I'm not sure if many people realize how this fantastic film can viewed from quite an autobiographical standpoint.

The character of Charlotte, played with extreme brilliance by Scarlett Johansson, is a New York native. She has an artistic yet overworking husband John (Giovanni Ribisi) who ignites some negative feelings when he is sidetracked in his line of work with a high profile beautiful Hollywood blonde named Kelly (Anna Faris). During the trip to Tokyo that the movie profiles, Charlotte is often quite bored, yet finds solace through a native who knows the town quite well named Charlie Brown (Fumihiro Hayashi) and an older American man in town to shoot ads for Suntory Whiskey

Sofia Coppola, who wrote and directed "Lost in Translation" is a New York native herself. During production of Lost in Translation, Sophia had been married to Spike Jonze, a very well known filmmaker. In 2003 the couple divorced after spending most of the summer away from each other, and PageSix Online ran a quote that had a friend of Sophia saying "Sofia is fed up with Spike being completely obsessed with his career. And she never sees him anymore. Plus, he doesn't want kids and she does."
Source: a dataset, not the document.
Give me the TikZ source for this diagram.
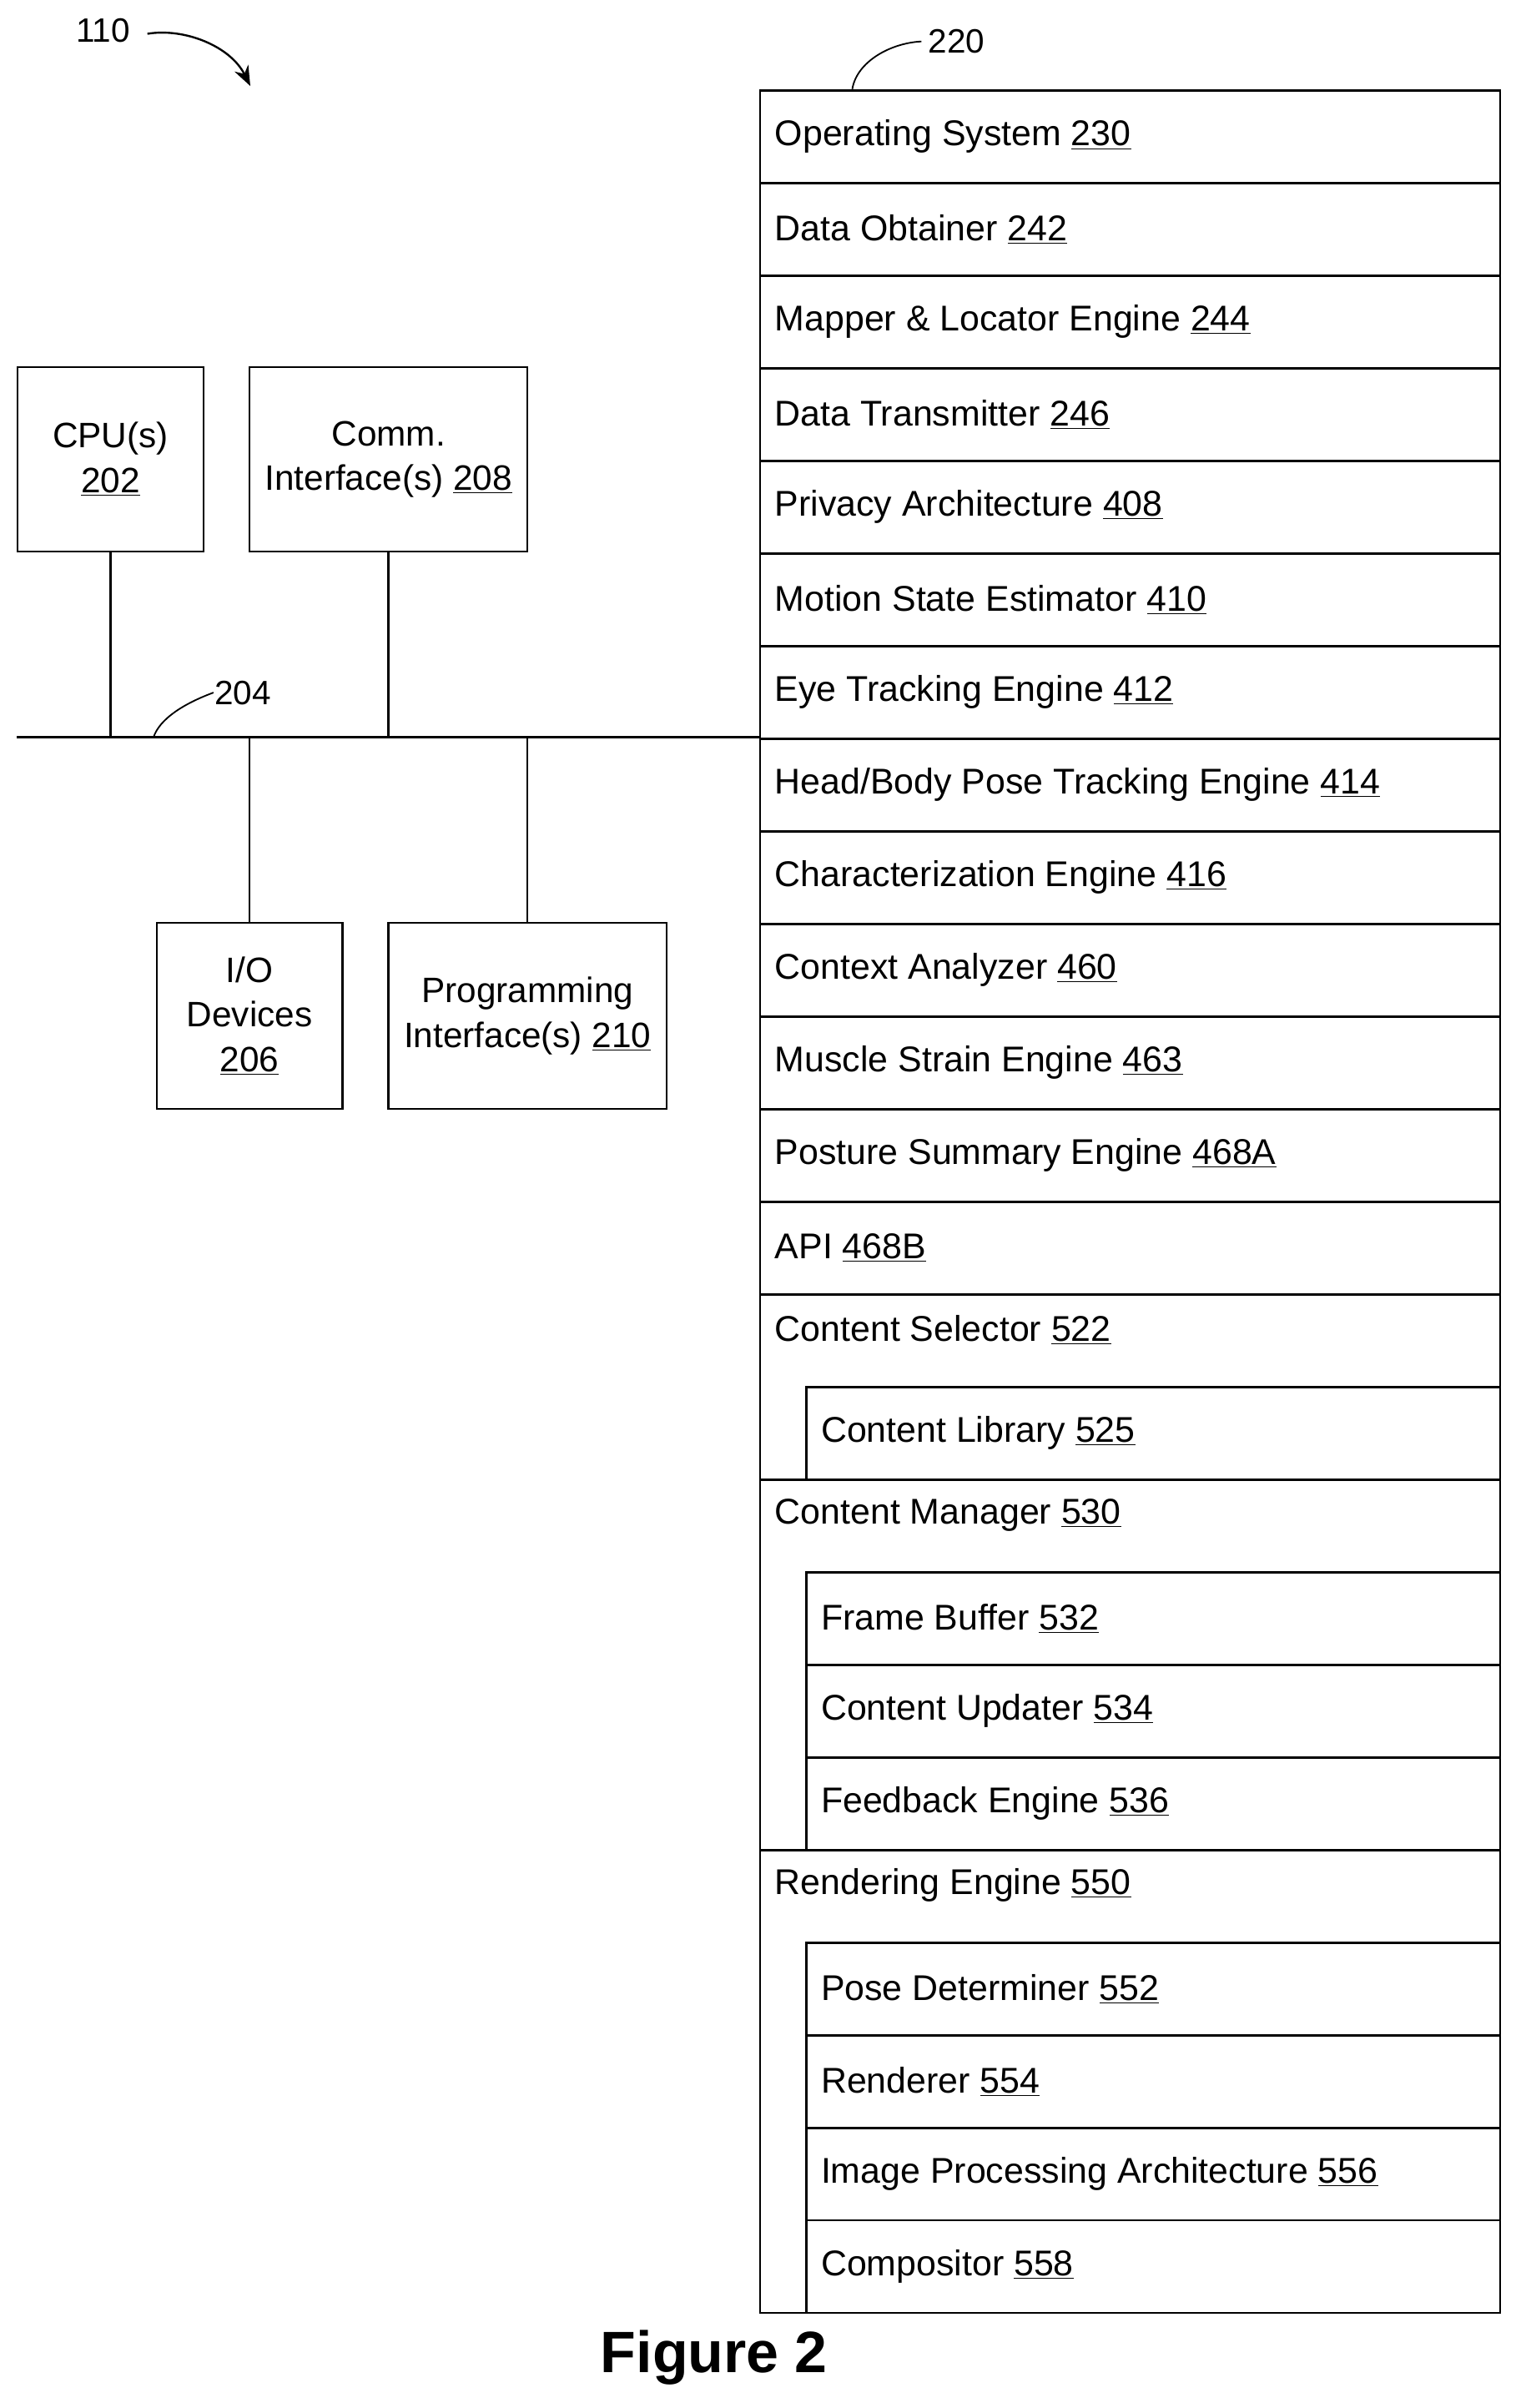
\documentclass[tikz,border=0pt]{standalone}
\usepackage{fontspec}
\setmainfont{Liberation Sans}
\usetikzlibrary{arrows.meta}
\begin{document}
\begin{tikzpicture}[x=1pt,y=-1pt,line width=1.3pt,
  lbl/.style={anchor=west,inner sep=0pt,font=\fontsize{23.3}{27}\selectfont},
  box/.style={draw,align=center,inner sep=0pt,font=\fontsize{23}{29}\selectfont},
  reflbl/.style={inner sep=0pt,font=\fontsize{22}{26}\selectfont}]
\useasboundingbox (0,0) rectangle (990,1568);
\def\p{60.3}
% top-level rows
\foreach \t [count=\k from 0] in {Operating System \underline{230},Data Obtainer \underline{242},Mapper \& Locator Engine \underline{244},Data Transmitter \underline{246},Privacy Architecture \underline{408},Motion State Estimator \underline{410},Eye Tracking Engine \underline{412},Head/Body Pose Tracking Engine \underline{414},Characterization Engine \underline{416},Context Analyzer \underline{460},Muscle Strain Engine \underline{463},Posture Summary Engine \underline{468A},API \underline{468B}}{
  \draw (495,59+\k*\p) rectangle (977,59+\k*\p+\p);
  \node[lbl] (r\k) at (504,59+\k*\p+30) {\t};
}
% groups
\draw (495,59+13*\p) rectangle (977,59+15*\p);
\node[lbl] (g1) at (504,59+13*\p+23) {Content Selector \underline{522}};
\draw (495,59+15*\p) rectangle (977,59+19*\p);
\node[lbl] (g2) at (504,59+15*\p+23) {Content Manager \underline{530}};
\draw (495,59+19*\p) rectangle (977,59+24*\p);
\node[lbl] (g3) at (504,59+19*\p+23) {Rendering Engine \underline{550}};
\foreach \t/\k in {Content Library \underline{525}/14,Frame Buffer \underline{532}/16,Content Updater \underline{534}/17,Feedback Engine \underline{536}/18,Pose Determiner \underline{552}/20,Renderer \underline{554}/21,Image Processing Architecture \underline{556}/22,Compositor \underline{558}/23}{
  \draw (525,59+\k*\p) rectangle (977,59+\k*\p+\p);
  \node[lbl] (s\k) at (534,59+\k*\p+30) {\t};
}
% left boxes
\node[box,minimum width=121pt,minimum height=120pt] (cpu) at (72,299) {CPU(s)\\\underline{202}};
\node[box,minimum width=181pt,minimum height=120pt] (comm) at (253,299) {Comm.\\Interface(s) \underline{208}};
\node[box,minimum width=121pt,minimum height=121pt] (io) at (162.5,661.5) {I/O\\Devices\\\underline{206}};
\node[box,minimum width=181pt,minimum height=121pt] (prog) at (343.5,661.5) {Programming\\Interface(s) \underline{210}};
\coordinate (busL) at (11,480);
\coordinate (busR) at (495,480);
\draw (busL) -- (busR);
\draw (cpu.south) -- (cpu.south |- busL);
\draw (comm.south) -- (comm.south |- busL);
\draw (io.north) -- (io.north |- busL);
\draw (prog.north) -- (prog.north |- busL);
% labels
\node[reflbl] (l204) at (158,451) {204};
\coordinate (c204) at (100,480);
\draw[line width=1pt] (c204) .. controls (104,468) and (120,458) .. (l204.west);
\node[reflbl] (l110) at (67,20) {110};
\coordinate (a110) at (163,56);
\coordinate (s110) at (96,22);
\draw[line width=1.3pt,-{Stealth[length=13pt,width=10pt]}] (s110) .. controls (120,18) and (150,30) .. (a110);
\node[reflbl] (l220) at (623,27) {220};
\coordinate (c220) at (555,58);
\draw[line width=1pt] (c220) .. controls (558,40) and (580,28) .. ([xshift=-4pt]l220.west);
\node[inner sep=0pt,font=\bfseries\fontsize{38}{42}\selectfont] (fig) at (465,1535) {Figure 2};
\end{tikzpicture}
\end{document}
When Spike Jonze was making his 1999 film Being John Malkovich, he spent a very sizable amount of time with one of the films stars, Cameron Diaz, who is quite the high profile beautiful Hollywood blonde. Many people have compared the Anna Faris character of Kelly with Cameron Diaz.
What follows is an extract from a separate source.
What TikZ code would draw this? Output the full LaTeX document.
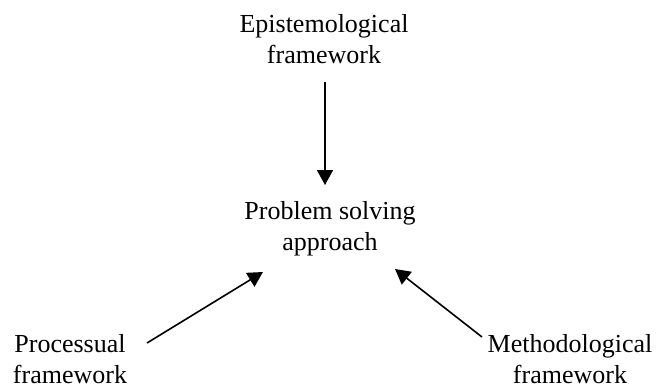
\documentclass[tikz,border=0pt]{standalone}
\usepackage{fontspec}
\setmainfont{Liberation Serif}
\usetikzlibrary{arrows.meta}
\begin{document}
\begin{tikzpicture}[x=1pt,y=1pt,
  lbl/.style={align=center,inner sep=0pt,anchor=base,font=\fontsize{26}{30.5}\selectfont},
  arr/.style={line width=1.6pt,-{Triangle[length=15pt,width=16pt]}}]
\useasboundingbox (0,0) rectangle (663,-389);
\node[lbl] (epi) at (324,-63) {Epistemological\\framework};
\node[lbl] (psa) at (330,-250) {Problem solving\\approach};
\node[lbl] (pro) at (70,-383) {Processual\\framework};
\node[lbl] (met) at (570,-383) {Methodological\\framework};
\coordinate (e1) at (325,-82);
\coordinate (e2) at (325,-185);
\coordinate (p1) at (147,-343);
\coordinate (p2) at (263,-272);
\coordinate (m1) at (482,-337);
\coordinate (m2) at (395,-269);
\draw[arr] (e1) -- (e2);
\draw[arr] (p1) -- (p2);
\draw[arr] (m1) -- (m2);
\end{tikzpicture}
\end{document}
And while such a trip to Tokyo never seems to have occurred in Sofia's life, her father, Francis Ford Coppola did once travel to Tokyo in the 1970s to shoot a Suntory Whiskey commercial with legendary Japanese director Akira Kurosawa. Not to mention that Fumihiro Hayashi, the man who plays Charlie Brown, is a Tokyo native, a friend of Sofia's and when she is in town, he frequently guides her around.
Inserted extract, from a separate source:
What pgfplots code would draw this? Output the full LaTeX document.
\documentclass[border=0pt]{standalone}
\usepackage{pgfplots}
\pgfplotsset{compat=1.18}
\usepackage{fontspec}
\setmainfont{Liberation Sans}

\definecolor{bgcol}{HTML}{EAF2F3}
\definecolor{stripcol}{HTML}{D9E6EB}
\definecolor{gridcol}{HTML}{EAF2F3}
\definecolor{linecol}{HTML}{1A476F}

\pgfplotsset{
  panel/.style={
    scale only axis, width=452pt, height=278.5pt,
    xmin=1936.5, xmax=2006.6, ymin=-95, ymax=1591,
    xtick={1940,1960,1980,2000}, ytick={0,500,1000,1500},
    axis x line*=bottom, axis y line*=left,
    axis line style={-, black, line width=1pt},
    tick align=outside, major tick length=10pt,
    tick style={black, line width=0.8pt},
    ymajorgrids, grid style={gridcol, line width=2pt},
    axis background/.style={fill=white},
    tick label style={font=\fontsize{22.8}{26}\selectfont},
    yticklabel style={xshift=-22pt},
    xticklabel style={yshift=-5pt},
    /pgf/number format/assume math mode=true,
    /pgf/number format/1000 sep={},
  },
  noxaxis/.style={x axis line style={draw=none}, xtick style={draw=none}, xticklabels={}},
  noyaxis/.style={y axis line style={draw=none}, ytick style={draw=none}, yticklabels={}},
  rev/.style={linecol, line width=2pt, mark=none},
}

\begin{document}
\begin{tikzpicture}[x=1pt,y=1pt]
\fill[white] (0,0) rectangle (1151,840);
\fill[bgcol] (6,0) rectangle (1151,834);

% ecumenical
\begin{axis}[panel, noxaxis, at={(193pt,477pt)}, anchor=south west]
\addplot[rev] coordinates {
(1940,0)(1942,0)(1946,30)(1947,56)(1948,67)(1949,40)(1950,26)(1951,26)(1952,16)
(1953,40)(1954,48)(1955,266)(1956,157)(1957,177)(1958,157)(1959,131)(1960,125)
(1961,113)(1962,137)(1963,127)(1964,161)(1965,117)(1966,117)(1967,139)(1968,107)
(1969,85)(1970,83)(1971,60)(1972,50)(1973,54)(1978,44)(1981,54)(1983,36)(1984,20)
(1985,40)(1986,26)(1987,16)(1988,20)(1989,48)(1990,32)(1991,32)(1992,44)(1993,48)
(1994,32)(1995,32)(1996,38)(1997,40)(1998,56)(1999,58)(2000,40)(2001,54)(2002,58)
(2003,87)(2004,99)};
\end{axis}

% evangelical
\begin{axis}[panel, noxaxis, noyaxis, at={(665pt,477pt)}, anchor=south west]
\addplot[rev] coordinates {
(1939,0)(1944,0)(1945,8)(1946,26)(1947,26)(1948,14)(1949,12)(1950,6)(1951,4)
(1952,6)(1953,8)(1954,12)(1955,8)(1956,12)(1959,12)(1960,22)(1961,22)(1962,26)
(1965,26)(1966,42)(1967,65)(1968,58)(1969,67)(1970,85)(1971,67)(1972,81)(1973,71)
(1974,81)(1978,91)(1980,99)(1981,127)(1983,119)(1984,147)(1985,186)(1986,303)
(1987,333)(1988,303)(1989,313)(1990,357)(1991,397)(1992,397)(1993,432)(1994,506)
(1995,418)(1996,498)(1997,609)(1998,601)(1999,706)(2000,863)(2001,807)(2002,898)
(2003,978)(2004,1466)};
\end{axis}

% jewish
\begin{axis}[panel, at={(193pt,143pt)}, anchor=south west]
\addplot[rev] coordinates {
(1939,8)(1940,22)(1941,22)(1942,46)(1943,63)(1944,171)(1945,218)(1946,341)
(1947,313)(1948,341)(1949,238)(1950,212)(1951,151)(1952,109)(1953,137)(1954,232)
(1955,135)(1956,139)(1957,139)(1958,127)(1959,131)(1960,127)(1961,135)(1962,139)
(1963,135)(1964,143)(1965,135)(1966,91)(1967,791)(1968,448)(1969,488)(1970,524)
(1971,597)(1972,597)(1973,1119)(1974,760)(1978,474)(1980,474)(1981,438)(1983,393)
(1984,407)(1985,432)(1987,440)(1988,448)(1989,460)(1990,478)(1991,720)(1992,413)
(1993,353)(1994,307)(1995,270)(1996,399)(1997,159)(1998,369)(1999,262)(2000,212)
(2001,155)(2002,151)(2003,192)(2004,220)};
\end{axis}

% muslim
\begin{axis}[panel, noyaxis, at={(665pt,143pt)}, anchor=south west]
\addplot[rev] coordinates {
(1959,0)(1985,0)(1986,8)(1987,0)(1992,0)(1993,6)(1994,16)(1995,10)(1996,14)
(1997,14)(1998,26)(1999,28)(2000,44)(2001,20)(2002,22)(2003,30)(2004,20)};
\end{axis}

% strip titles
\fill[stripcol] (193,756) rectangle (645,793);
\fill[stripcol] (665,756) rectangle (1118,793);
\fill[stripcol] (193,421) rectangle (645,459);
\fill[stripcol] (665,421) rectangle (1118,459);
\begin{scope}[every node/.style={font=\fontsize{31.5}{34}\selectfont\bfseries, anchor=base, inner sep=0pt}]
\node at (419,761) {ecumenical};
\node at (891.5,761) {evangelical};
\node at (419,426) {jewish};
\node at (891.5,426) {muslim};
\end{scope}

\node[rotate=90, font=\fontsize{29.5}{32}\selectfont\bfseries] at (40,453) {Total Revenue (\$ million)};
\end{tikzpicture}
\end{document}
Now while most of this is interesting, Sofia did address one of these issues publicly. In a 2004 Entertainment Weekly interview in which she denied throwing jabs at Cameron Diaz with the Anna Faris character.

I'm not saying that every single event in this film happened to Sofia, for I seriously doubt that she really find solace in an older man while Spike Jonze was overworking himself. Yet I think "Lost in Translation" has many more autobiographical aspects than people give it credit for. Perhaps that's why the movie seems to ring so true.